Nevertheless, Bangladesh still grapples with poor infrastructure, endemic corruption, insufficient power supplies, and slow implementation of economic reforms, it said.

The fragile rule of law continues to undermine economic development, the report said, adding that corruption and weak enforcement of property rights force workers and small businesses into the informal economy.

Entrepreneurial activity is also hampered by an uncertain regulatory environment.

The report said that despite political instability, economic growth is robust, led by garment exports.

Property laws are antiquated, and land disputes are common, it said, adding that the judiciary is slow and lacks independence and contract enforcement and dispute settlement procedures are inefficient.

Endemic corruption and criminality, weak rule of law, limited bureaucratic transparency, and political polarization have undermined government accountability.

High-profile corruption cases are common, it said, citing that two recent cases involved a chief justice and a former prime minister.

As per the report, the top income tax rate is 25 percent, and the top corporate tax rate is 45 percent.

Other taxes include a value-added tax, it said, mentioning that the overall tax burden equals 8.8 percent of total domestic income.

Over the past three years, government spending has amounted to 13.6 percent of the country’s output (GDP), and budget deficits have averaged 3.6 percent of GDP. Public debt is equivalent to 32.4 percent of GDP.

Despite some progress in streamlining business regulations, entrepreneurial activity is hampered by an uncertain regulatory environment and the absence of effective long-term institutional support for private-sector development, it said.

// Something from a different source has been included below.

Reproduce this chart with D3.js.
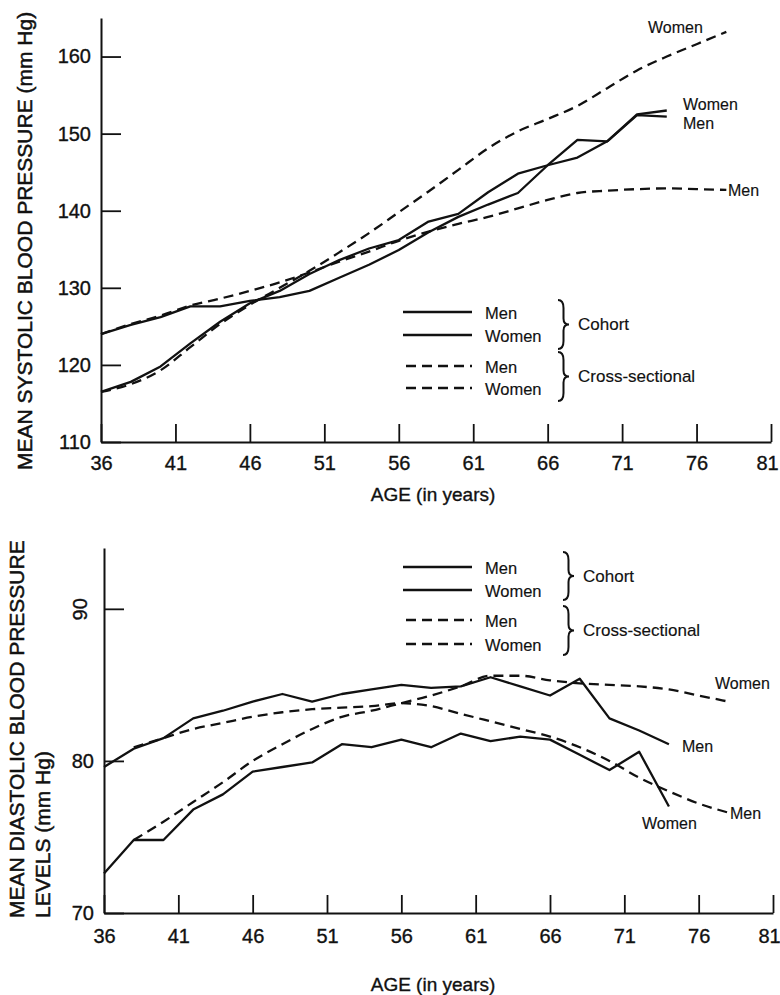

A well-functioning labor market has not been fully developed, but labor productivity growth has been slightly higher than wage hikes, the report said, adding that the state continues its extensive subsidizing of food, fuel, electricity, and agriculture.

As per the statement, the combined value of exports and imports is equal to 35.3 percent of GDP and the average applied tariff rate is 10.7 percent.

The government has taken steps to reduce bureaucratic barriers to investment, but overall progress has been slow, it said.

State ownership and interference in the financial sector remain considerable, the report said, adding that about 54 percent of adult Bangladeshis have access to an account with a formal banking institution.